BANGLADESH: Djinn City by Saad Z. Hossain

A lot of reviews of Saad Z. Hossain’s Djinn City say it resists classification, and I really agree – it’s ostensibly a scifi/fantasty novel, and definitely starts out as one. Indelbed is a young boy in Dhaka, from a prominent family line fallen into poverty, with an alcoholic father and a mother who died in childbirth. His lonely existence is changed when his father falls into a coma that is not what it seems, and Indelbed discovers the magical parallel world of the djinn – ancient, powerful beings with magical powers.

However, this is not a classic “hero’s quest” – the djinn are litigious, vain, and caught up in their own political dramas, and Indelbed ends up abandoned in a dungeon for most of the book. Most of the action shifts to his older cousin Rais, who learns the levers of djinn bureaucracy and status trading, and then works the system to try and find answers about his family, and to stop one bored djinn from unleashing tsunamis to wipe the Bengal Delta clear of humans on a whim.

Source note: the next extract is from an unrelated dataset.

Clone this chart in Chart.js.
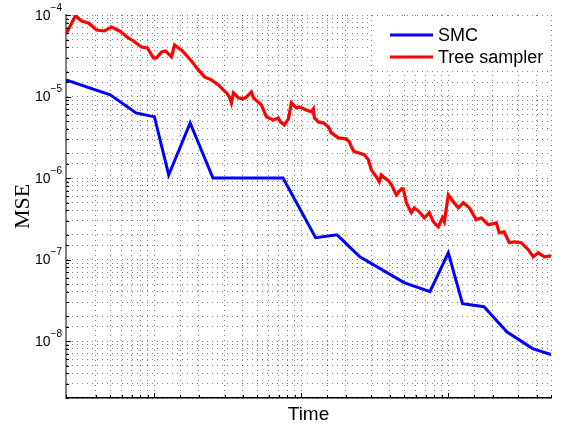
<!DOCTYPE html>
<html>
<head>
<meta charset="utf-8">
<script src="https://cdn.jsdelivr.net/npm/chart.js@4"></script>
<style>
  html, body { margin: 0; padding: 0; background: #fff; }
  #wrap { width: 562px; height: 431px; }
</style>
</head>
<body>
<div id="wrap"><canvas id="myChart"></canvas></div>
<script>
//MSE against time, log-log

const smcTime = [2.5, 5, 7.5, 10, 12.5, 17.5, 25, 75, 125, 175, 250, 500, 750, 1000, 1250, 1750, 2500, 3750, 5000];
const smcMse = [1.6e-5, 1.05e-5, 6.3e-6, 5.62e-6, 1.09e-6, 4.75e-6, 1.0e-6, 1.0e-6, 1.85e-7, 2.01e-7, 1.08e-7, 5.2e-8, 4.03e-8, 1.21e-7, 2.87e-8, 2.64e-8, 1.3e-8, 8.07e-9, 6.8e-9];

const treeTime = [2.5, 2.9, 3.19, 3.56, 4.03, 4.57, 5.1, 5.78, 6.66, 7.2, 8.16, 8.96, 9.84, 10.3, 11.2, 11.9, 13.05, 13.7, 15.5, 17.85,
  19.9, 21.9, 24.4, 27.3, 29.5, 30.9, 32.4, 33.4, 34.5, 37.3, 40.3, 42.3, 45.7, 47.2, 53.4, 57.8, 64.5, 69.7, 72, 76.6,
  81.6, 85.5, 92.5, 96.9, 108, 117, 120.7, 122.6, 130.5, 141, 152.7, 160, 178.5, 202, 212, 219, 229, 244, 268, 286,
  299, 324, 339, 350, 367, 391, 410, 443, 479, 494, 518, 560, 587, 635, 687, 743, 791, 855, 911, 940,
  1000, 1081, 1170, 1265, 1390, 1550, 1677, 1871, 2121, 2223, 2404, 2600, 2812, 3139, 3501, 3787, 4095, 4499, 5000];
const treeMse = [5.85e-5, 9.8e-5, 8.44e-5, 7.98e-5, 6.55e-5, 6.37e-5, 7.13e-5, 6.37e-5, 5.22e-5, 4.8e-5, 4.05e-5, 3.94e-5, 2.97e-5, 2.97e-5, 3.52e-5, 3.62e-5, 3.06e-5, 4.29e-5, 3.62e-5, 2.73e-5,
  2.12e-5, 1.74e-5, 1.6e-5, 1.39e-5, 1.2e-5, 1.11e-5, 9.89e-6, 8.35e-6, 1.11e-5, 9.61e-6, 9.35e-6, 9.89e-6, 1.14e-5, 9.61e-6, 7.89e-6, 5.62e-6, 5.16e-6, 5.46e-6, 4.88e-6, 4.49e-6,
  5.31e-6, 8.35e-6, 7.25e-6, 7.46e-6, 6.85e-6, 6.48e-6, 7.05e-6, 5.46e-6, 4.88e-6, 4.75e-6, 4.24e-6, 3.58e-6, 3.11e-6, 3.02e-6, 2.78e-6, 2.41e-6, 2.1e-6, 2.04e-6, 1.93e-6, 1.67e-6,
  1.26e-6, 1.03e-6, 8.98e-7, 1.09e-6, 1.01e-6, 9.3e-7, 8.3e-7, 6.22e-7, 7.37e-7, 7.37e-7, 4.97e-7, 3.75e-7, 4.31e-7, 3.85e-7, 3.25e-7, 3.75e-7, 2.9e-7, 2.52e-7, 3.25e-7, 2.9e-7,
  6.22e-7, 5.11e-7, 4.31e-7, 4.97e-7, 4.31e-7, 3.07e-7, 3.25e-7, 2.67e-7, 2.82e-7, 2.13e-7, 2.19e-7, 1.61e-7, 1.65e-7, 1.61e-7, 1.32e-7, 1.08e-7, 1.21e-7, 1.08e-7, 1.11e-7];

const seriesLabels = ["SMC", "Tree sampler"];
const seriesColors = ["#0000ff", "#ff0000"];

const xMin = 2.5, xMax = 5000;
const yMin = 2e-9, yMax = 1e-4;

const toPoints = (xs, ys) => xs.map((x, i) => ({ x: x, y: ys[i] }));

const isDecade = (v) => {
  const e = Math.log10(v);
  return Math.abs(e - Math.round(e)) < 1e-6;
};

//ticks pointing inward + 10^n labels
const matlabAxes = {
  id: "matlabAxes",
  afterDraw(chart) {
    const ctx = chart.ctx;
    const { left, bottom } = chart.chartArea;
    const xs = chart.scales.x;
    const ys = chart.scales.y;
    ctx.save();
    ctx.strokeStyle = "#000";
    ctx.lineWidth = 1;
    ys.ticks.forEach((t) => {
      const py = Math.round(ys.getPixelForValue(t.value)) + 0.5;
      const len = isDecade(t.value) ? 5 : 3;
      ctx.beginPath();
      ctx.moveTo(left, py);
      ctx.lineTo(left + len, py);
      ctx.stroke();
    });
    xs.ticks.forEach((t) => {
      const px = Math.round(xs.getPixelForValue(t.value)) + 0.5;
      const len = isDecade(t.value) ? 5 : 3;
      ctx.beginPath();
      ctx.moveTo(px, bottom);
      ctx.lineTo(px, bottom - len);
      ctx.stroke();
    });

    ctx.fillStyle = "#000";
    ctx.textBaseline = "middle";
    ys.ticks.forEach((t) => {
      if (!isDecade(t.value)) return;
      const py = ys.getPixelForValue(t.value);
      const sup = "\u2212" + Math.abs(Math.round(Math.log10(t.value)));
      ctx.font = "10px 'Liberation Sans'";
      const supW = ctx.measureText(sup).width;
      const supX = left - 4 - supW;
      ctx.textAlign = "left";
      ctx.fillText(sup, supX, py - 7);
      ctx.font = "14px 'Liberation Sans'";
      ctx.textAlign = "right";
      ctx.fillText("10", supX, py + 1);
    });
    ctx.restore();
  },
};

const legendBox = {
  id: "legendBox",
  afterDraw(chart) {
    const ctx = chart.ctx;
    const { right, top } = chart.chartArea;
    ctx.save();
    ctx.fillStyle = "#fff";
    ctx.fillRect(right - 179, top + 2, 177, 54);
    ctx.font = "18px 'Liberation Sans'";
    ctx.textBaseline = "middle";
    ctx.textAlign = "left";
    chart.data.datasets.forEach((ds, i) => {
      const y = top + 20 + i * 22;
      ctx.strokeStyle = ds.borderColor;
      ctx.lineWidth = 3;
      ctx.beginPath();
      ctx.moveTo(right - 161, y);
      ctx.lineTo(right - 118, y);
      ctx.stroke();
      ctx.fillStyle = "#000";
      ctx.fillText(ds.label, right - 113, y + 1);
    });
    ctx.restore();
  },
};

const gridOpts = { color: "rgba(0,0,0,0.5)", lineWidth: 1, drawTicks: false };

new Chart("myChart", {
  type: "line",
  data: {
    datasets: [
      {
        label: seriesLabels[0],
        data: toPoints(smcTime, smcMse),
        borderColor: seriesColors[0],
        borderWidth: 3,
        pointRadius: 0,
        tension: 0,
      },
      {
        label: seriesLabels[1],
        data: toPoints(treeTime, treeMse),
        borderColor: seriesColors[1],
        borderWidth: 3.2,
        pointRadius: 0,
        tension: 0,
      },
    ],
  },
  options: {
    responsive: true,
    maintainAspectRatio: false,
    animation: false,
    events: [],
    layout: { padding: { top: 15, right: 11, left: 0, bottom: 0 } },
    plugins: { legend: { display: false }, tooltip: { enabled: false } },
    scales: {
      x: {
        type: "logarithmic",
        min: xMin,
        max: xMax,
        ticks: { display: false, autoSkip: false },
        grid: gridOpts,
        border: { display: true, color: "#000", width: 1.5, dash: [1, 4] },
        title: {
          display: true,
          text: "Time",
          color: "#000",
          font: { family: "Liberation Sans", size: 19 },
          padding: { top: 0, bottom: 5 },
        },
        afterFit: (s) => { s.height = 33; },
      },
      y: {
        type: "logarithmic",
        min: yMin,
        max: yMax,
        ticks: { autoSkip: false, padding: 0, callback: () => "" },
        grid: gridOpts,
        border: { display: true, color: "#808080", width: 2, dash: [1, 4] },
        title: {
          display: true,
          text: "MSE",
          color: "#000",
          font: { family: "Liberation Serif", size: 22 },
          padding: { top: 10, bottom: 0 },
        },
        afterFit: (s) => { s.width = 66; },
      },
    },
  },
  plugins: [matlabAxes, legendBox],
});
</script>
</body>
</html>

Don’t let the magical setting fool you, this is pretty heavy stuff – murders, assaults, betrayal, being broken (physically and mentally) to survive, the shock of accidental death, and a deep lore. My one quibble is that is absolutely sets you up for a sequel more than it wraps the plot, but it also means I’ll be looking for the sequel.

Hossain bases much of his writing on djinns, which started as pre-Islamic Arabian myths, then were incorporated and spread through Islam into the stories of countries like Bangladesh. He writes in English, and writes in a way that is accessible to Westerners, but not in a way that exoticizes his own country and culture to pander to that audience. There’s an air of a South Asian Neil Gaiman about his writing.

There’s a great interview with Hossain from last year in Dhaka on djinns, using Asian mythology in his writing instead of the Norse mythology that Western fantasy is based on (see: Tolkein), as well as the writing process, and how humans are barely hanging on.